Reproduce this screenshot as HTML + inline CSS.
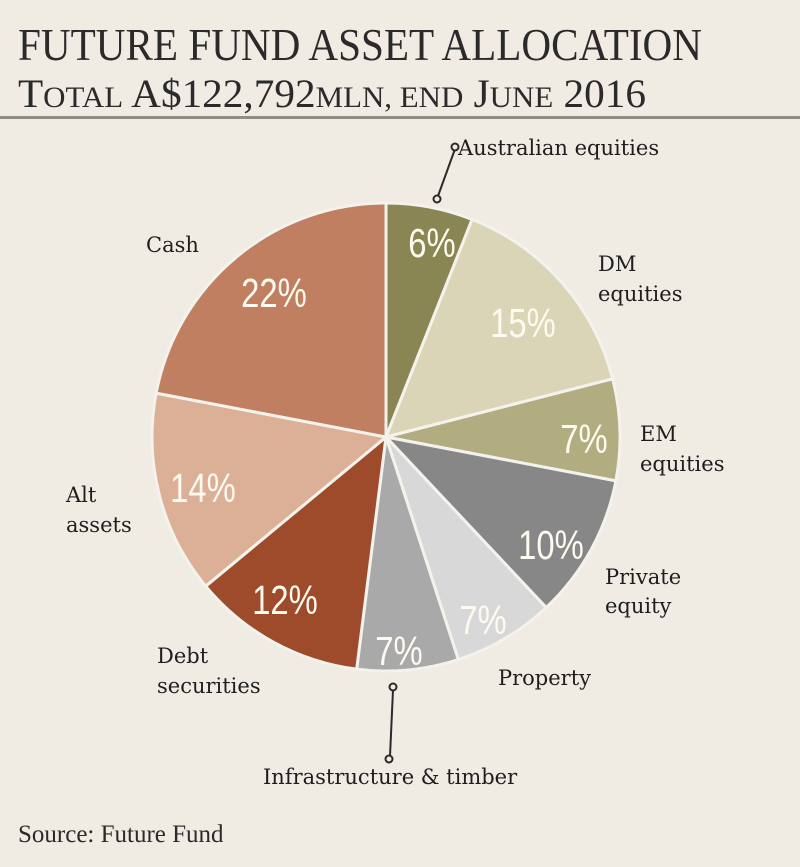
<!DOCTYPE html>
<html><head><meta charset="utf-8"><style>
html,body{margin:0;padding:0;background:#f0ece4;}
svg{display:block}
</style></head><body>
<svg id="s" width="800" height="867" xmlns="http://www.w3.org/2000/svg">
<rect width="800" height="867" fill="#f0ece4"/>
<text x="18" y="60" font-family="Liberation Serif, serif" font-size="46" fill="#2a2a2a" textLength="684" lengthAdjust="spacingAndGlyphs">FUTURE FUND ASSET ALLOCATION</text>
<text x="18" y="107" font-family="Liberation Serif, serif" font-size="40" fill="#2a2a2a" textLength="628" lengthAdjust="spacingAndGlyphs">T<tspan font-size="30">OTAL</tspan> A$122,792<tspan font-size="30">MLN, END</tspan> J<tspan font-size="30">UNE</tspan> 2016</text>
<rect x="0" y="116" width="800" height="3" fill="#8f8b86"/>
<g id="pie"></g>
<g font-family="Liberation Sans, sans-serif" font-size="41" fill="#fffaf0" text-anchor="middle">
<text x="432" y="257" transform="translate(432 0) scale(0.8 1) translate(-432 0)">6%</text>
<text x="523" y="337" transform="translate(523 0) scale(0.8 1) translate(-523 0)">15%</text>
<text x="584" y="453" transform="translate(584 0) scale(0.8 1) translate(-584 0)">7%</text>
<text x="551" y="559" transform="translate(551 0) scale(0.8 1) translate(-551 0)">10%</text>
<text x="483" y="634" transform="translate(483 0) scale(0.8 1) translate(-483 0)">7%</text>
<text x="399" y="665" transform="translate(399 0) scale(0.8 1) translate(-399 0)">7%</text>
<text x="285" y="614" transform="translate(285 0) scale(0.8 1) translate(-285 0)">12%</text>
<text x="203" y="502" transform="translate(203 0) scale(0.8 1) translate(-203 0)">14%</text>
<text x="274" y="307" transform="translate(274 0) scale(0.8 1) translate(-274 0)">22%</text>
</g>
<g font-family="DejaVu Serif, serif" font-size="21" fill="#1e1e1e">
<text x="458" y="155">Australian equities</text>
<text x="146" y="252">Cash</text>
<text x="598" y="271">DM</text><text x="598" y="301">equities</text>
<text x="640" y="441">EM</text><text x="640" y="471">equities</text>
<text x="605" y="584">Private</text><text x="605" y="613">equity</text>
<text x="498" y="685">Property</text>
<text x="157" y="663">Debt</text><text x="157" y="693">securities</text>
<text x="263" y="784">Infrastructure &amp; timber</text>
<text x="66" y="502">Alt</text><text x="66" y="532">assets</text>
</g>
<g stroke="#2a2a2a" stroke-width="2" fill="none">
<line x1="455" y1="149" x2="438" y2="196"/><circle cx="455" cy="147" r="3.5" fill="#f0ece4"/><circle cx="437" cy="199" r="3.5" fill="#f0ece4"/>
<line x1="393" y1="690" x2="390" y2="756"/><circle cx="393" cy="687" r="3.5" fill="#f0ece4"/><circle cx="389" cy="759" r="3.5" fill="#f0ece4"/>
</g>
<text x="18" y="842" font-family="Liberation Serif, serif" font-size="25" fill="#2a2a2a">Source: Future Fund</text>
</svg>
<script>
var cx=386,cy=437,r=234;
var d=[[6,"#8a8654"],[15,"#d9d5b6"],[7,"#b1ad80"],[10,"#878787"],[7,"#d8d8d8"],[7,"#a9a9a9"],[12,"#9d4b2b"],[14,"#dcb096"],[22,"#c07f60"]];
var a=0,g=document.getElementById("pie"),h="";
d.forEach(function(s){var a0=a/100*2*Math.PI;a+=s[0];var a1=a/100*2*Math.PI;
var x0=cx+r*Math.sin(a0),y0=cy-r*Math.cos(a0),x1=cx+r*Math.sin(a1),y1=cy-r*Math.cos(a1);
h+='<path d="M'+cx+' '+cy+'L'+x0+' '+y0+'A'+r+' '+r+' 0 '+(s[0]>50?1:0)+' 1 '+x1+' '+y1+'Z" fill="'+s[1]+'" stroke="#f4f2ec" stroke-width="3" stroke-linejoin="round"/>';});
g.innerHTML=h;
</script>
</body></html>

The problem
What is needed is an exact reproduction of the data, pictures excluded.

Task solution
Reproduce this screenshot as HTML + inline CSS.
<!DOCTYPE html>
<html><head><meta charset="utf-8"><style>
html,body{margin:0;padding:0;background:#f0ece4;}
svg{display:block}
</style></head><body>
<svg id="s" width="800" height="867" xmlns="http://www.w3.org/2000/svg">
<rect width="800" height="867" fill="#f0ece4"/>
<text x="18" y="60" font-family="Liberation Serif, serif" font-size="46" fill="#2a2a2a" textLength="684" lengthAdjust="spacingAndGlyphs">FUTURE FUND ASSET ALLOCATION</text>
<text x="18" y="107" font-family="Liberation Serif, serif" font-size="40" fill="#2a2a2a" textLength="628" lengthAdjust="spacingAndGlyphs">T<tspan font-size="30">OTAL</tspan> A$122,792<tspan font-size="30">MLN, END</tspan> J<tspan font-size="30">UNE</tspan> 2016</text>
<rect x="0" y="116" width="800" height="3" fill="#8f8b86"/>
<g id="pie"></g>
<g font-family="Liberation Sans, sans-serif" font-size="41" fill="#fffaf0" text-anchor="middle">
<text x="432" y="257" transform="translate(432 0) scale(0.8 1) translate(-432 0)">6%</text>
<text x="523" y="337" transform="translate(523 0) scale(0.8 1) translate(-523 0)">15%</text>
<text x="584" y="453" transform="translate(584 0) scale(0.8 1) translate(-584 0)">7%</text>
<text x="551" y="559" transform="translate(551 0) scale(0.8 1) translate(-551 0)">10%</text>
<text x="483" y="634" transform="translate(483 0) scale(0.8 1) translate(-483 0)">7%</text>
<text x="399" y="665" transform="translate(399 0) scale(0.8 1) translate(-399 0)">7%</text>
<text x="285" y="614" transform="translate(285 0) scale(0.8 1) translate(-285 0)">12%</text>
<text x="203" y="502" transform="translate(203 0) scale(0.8 1) translate(-203 0)">14%</text>
<text x="274" y="307" transform="translate(274 0) scale(0.8 1) translate(-274 0)">22%</text>
</g>
<g font-family="DejaVu Serif, serif" font-size="21" fill="#1e1e1e">
<text x="458" y="155">Australian equities</text>
<text x="146" y="252">Cash</text>
<text x="598" y="271">DM</text><text x="598" y="301">equities</text>
<text x="640" y="441">EM</text><text x="640" y="471">equities</text>
<text x="605" y="584">Private</text><text x="605" y="613">equity</text>
<text x="498" y="685">Property</text>
<text x="157" y="663">Debt</text><text x="157" y="693">securities</text>
<text x="263" y="784">Infrastructure &amp; timber</text>
<text x="66" y="502">Alt</text><text x="66" y="532">assets</text>
</g>
<g stroke="#2a2a2a" stroke-width="2" fill="none">
<line x1="455" y1="149" x2="438" y2="196"/><circle cx="455" cy="147" r="3.5" fill="#f0ece4"/><circle cx="437" cy="199" r="3.5" fill="#f0ece4"/>
<line x1="393" y1="690" x2="390" y2="756"/><circle cx="393" cy="687" r="3.5" fill="#f0ece4"/><circle cx="389" cy="759" r="3.5" fill="#f0ece4"/>
</g>
<text x="18" y="842" font-family="Liberation Serif, serif" font-size="25" fill="#2a2a2a">Source: Future Fund</text>
</svg>
<script>
var cx=386,cy=437,r=234;
var d=[[6,"#8a8654"],[15,"#d9d5b6"],[7,"#b1ad80"],[10,"#878787"],[7,"#d8d8d8"],[7,"#a9a9a9"],[12,"#9d4b2b"],[14,"#dcb096"],[22,"#c07f60"]];
var a=0,g=document.getElementById("pie"),h="";
d.forEach(function(s){var a0=a/100*2*Math.PI;a+=s[0];var a1=a/100*2*Math.PI;
var x0=cx+r*Math.sin(a0),y0=cy-r*Math.cos(a0),x1=cx+r*Math.sin(a1),y1=cy-r*Math.cos(a1);
h+='<path d="M'+cx+' '+cy+'L'+x0+' '+y0+'A'+r+' '+r+' 0 '+(s[0]>50?1:0)+' 1 '+x1+' '+y1+'Z" fill="'+s[1]+'" stroke="#f4f2ec" stroke-width="3" stroke-linejoin="round"/>';});
g.innerHTML=h;
</script>
</body></html>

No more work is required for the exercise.